Problem details: Take every line where the string "that" appears and copy it.

Input for this task:
● ● ● ● ●
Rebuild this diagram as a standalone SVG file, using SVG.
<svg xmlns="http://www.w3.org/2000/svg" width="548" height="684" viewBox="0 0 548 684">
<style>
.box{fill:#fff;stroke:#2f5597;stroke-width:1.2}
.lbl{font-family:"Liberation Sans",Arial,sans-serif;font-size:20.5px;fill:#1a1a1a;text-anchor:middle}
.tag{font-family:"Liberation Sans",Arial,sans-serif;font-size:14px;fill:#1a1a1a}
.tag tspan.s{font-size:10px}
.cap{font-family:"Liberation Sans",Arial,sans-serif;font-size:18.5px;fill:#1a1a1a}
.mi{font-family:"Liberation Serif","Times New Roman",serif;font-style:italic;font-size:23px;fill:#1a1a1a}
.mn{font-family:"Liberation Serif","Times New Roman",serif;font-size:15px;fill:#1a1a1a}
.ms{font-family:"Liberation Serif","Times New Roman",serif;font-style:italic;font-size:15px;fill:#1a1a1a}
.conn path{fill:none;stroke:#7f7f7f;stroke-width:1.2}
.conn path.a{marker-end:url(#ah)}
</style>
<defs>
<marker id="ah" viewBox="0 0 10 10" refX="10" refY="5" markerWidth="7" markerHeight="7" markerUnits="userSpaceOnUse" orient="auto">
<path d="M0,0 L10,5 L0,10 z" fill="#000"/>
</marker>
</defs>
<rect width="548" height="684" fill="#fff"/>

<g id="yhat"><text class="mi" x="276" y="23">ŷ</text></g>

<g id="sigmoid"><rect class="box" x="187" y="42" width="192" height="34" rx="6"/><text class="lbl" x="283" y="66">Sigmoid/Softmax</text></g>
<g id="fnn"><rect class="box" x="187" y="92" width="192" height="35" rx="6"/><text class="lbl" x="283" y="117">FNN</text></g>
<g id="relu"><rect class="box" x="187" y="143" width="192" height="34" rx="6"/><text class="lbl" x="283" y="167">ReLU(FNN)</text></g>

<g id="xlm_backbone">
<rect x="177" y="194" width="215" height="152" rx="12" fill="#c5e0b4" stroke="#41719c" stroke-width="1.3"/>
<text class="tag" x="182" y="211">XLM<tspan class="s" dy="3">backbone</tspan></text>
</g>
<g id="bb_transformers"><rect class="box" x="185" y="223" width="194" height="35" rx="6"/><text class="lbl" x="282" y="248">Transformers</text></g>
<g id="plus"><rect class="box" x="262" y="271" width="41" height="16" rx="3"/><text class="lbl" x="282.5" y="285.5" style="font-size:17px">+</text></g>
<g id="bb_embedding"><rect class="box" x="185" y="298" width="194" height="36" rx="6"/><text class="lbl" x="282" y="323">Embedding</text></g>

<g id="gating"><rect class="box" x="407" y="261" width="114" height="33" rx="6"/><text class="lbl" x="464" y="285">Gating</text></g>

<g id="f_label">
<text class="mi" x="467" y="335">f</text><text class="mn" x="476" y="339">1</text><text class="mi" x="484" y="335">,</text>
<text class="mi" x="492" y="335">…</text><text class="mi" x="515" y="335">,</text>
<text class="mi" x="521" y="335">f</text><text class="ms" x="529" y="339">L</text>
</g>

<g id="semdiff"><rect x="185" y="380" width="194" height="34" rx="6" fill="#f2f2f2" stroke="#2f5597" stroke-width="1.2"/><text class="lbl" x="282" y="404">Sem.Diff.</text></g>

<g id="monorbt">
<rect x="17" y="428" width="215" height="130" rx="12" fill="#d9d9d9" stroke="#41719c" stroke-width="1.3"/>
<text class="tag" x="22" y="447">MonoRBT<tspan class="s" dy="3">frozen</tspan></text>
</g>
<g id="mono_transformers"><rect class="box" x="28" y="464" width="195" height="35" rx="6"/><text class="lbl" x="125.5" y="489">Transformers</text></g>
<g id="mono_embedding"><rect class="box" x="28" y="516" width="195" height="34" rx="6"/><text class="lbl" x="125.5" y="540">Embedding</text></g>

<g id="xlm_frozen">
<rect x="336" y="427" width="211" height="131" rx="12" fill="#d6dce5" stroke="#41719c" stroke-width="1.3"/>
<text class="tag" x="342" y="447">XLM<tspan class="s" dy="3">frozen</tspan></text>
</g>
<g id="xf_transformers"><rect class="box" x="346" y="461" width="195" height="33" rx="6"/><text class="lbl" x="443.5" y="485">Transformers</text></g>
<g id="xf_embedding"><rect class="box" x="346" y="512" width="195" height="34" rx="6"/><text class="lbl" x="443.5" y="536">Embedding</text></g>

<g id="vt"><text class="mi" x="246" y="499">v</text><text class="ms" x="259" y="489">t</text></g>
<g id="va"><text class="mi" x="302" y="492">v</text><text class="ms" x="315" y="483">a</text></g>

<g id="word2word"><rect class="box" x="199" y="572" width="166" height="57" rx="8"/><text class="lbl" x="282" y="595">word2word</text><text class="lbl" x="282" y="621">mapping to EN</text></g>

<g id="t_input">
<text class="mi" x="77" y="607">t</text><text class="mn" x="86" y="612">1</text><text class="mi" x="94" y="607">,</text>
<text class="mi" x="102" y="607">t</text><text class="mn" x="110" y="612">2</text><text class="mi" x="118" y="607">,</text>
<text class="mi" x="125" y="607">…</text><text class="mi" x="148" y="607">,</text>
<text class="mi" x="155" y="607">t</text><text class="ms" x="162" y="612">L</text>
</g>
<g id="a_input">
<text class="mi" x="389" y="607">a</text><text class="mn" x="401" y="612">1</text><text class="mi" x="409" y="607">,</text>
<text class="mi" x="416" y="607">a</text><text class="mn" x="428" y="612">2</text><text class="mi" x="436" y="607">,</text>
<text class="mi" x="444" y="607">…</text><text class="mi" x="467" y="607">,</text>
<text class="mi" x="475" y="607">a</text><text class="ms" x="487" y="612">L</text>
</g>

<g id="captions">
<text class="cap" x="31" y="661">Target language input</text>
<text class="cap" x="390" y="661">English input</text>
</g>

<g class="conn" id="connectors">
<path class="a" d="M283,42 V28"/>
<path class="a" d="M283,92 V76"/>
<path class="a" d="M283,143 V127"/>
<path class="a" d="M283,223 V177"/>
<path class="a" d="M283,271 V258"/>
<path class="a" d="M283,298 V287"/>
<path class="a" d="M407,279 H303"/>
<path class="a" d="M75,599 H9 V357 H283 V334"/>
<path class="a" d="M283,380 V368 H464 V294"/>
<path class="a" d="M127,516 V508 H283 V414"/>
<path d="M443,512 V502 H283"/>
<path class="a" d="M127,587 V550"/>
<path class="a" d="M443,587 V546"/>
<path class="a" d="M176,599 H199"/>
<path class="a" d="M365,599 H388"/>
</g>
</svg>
● ● ● ● ●
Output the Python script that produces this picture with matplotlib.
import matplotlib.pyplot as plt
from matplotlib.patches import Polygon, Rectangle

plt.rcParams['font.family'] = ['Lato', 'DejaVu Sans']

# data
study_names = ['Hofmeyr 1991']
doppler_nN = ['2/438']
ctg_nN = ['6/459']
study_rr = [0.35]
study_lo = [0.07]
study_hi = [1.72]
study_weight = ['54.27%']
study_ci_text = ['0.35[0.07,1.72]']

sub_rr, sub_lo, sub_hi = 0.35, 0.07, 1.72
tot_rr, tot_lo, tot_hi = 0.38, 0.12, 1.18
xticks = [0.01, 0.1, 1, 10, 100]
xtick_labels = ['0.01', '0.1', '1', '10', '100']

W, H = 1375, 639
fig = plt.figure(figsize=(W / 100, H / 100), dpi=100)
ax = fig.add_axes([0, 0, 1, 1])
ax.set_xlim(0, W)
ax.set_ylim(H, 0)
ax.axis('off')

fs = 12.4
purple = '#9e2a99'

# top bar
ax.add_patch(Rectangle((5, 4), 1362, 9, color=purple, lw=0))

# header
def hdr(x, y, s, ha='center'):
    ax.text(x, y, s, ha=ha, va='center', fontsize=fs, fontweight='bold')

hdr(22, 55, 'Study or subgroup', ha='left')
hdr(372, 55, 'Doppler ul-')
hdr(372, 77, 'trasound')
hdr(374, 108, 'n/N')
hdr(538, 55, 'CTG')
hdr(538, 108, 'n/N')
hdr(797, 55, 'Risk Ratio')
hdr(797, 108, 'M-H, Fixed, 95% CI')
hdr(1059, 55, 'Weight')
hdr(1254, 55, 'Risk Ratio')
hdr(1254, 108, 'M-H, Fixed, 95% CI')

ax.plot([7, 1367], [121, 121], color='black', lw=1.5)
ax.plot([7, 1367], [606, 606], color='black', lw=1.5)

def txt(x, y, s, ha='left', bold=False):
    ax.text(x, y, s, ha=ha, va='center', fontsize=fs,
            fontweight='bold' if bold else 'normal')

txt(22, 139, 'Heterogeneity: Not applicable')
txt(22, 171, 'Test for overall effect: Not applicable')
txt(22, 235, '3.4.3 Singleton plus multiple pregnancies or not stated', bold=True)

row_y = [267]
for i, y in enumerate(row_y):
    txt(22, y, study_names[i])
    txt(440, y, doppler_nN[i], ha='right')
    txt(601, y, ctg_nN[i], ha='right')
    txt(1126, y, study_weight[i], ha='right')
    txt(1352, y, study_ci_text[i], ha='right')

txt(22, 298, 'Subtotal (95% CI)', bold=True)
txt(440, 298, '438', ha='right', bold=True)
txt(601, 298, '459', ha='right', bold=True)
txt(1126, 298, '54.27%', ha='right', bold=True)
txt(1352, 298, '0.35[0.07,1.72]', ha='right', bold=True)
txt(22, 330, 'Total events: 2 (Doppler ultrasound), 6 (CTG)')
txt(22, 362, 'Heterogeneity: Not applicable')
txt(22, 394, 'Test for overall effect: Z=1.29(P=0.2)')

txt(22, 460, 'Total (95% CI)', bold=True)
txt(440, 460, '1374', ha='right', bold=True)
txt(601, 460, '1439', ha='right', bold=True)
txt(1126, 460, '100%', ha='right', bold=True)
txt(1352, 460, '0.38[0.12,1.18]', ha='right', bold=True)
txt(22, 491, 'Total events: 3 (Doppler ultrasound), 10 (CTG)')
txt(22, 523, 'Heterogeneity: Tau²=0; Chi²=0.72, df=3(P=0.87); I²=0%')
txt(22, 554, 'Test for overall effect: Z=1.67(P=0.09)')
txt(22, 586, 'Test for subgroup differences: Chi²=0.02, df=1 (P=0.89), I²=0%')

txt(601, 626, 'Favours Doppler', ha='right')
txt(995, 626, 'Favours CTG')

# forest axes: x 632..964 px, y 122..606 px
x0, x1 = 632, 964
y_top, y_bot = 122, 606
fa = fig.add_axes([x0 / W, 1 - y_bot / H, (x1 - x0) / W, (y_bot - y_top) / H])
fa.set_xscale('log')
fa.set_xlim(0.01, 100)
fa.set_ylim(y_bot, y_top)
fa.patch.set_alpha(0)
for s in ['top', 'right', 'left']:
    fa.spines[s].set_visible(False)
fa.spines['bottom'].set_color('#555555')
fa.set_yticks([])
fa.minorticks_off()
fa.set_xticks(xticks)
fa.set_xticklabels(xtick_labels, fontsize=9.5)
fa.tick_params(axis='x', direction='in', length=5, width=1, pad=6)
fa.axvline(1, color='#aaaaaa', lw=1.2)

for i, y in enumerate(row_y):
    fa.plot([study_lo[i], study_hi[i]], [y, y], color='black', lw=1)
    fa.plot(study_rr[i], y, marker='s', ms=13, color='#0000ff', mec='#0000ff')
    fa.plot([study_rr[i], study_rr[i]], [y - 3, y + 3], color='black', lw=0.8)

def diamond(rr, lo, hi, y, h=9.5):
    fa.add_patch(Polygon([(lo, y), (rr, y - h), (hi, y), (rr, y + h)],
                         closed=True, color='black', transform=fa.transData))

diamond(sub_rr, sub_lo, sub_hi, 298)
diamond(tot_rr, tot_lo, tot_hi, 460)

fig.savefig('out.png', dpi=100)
● ● ● ● ●
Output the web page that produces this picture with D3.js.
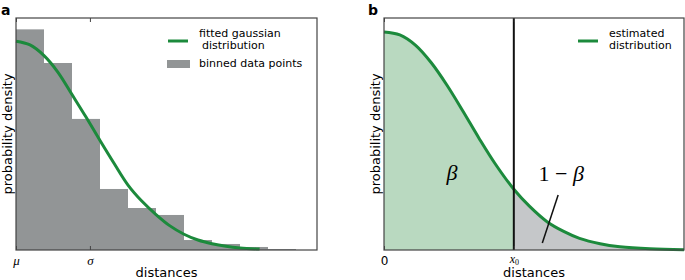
● ● ● ● ●
In response:
Output the Python script that produces this picture with matplotlib.
Output the web page that produces this picture with D3.js.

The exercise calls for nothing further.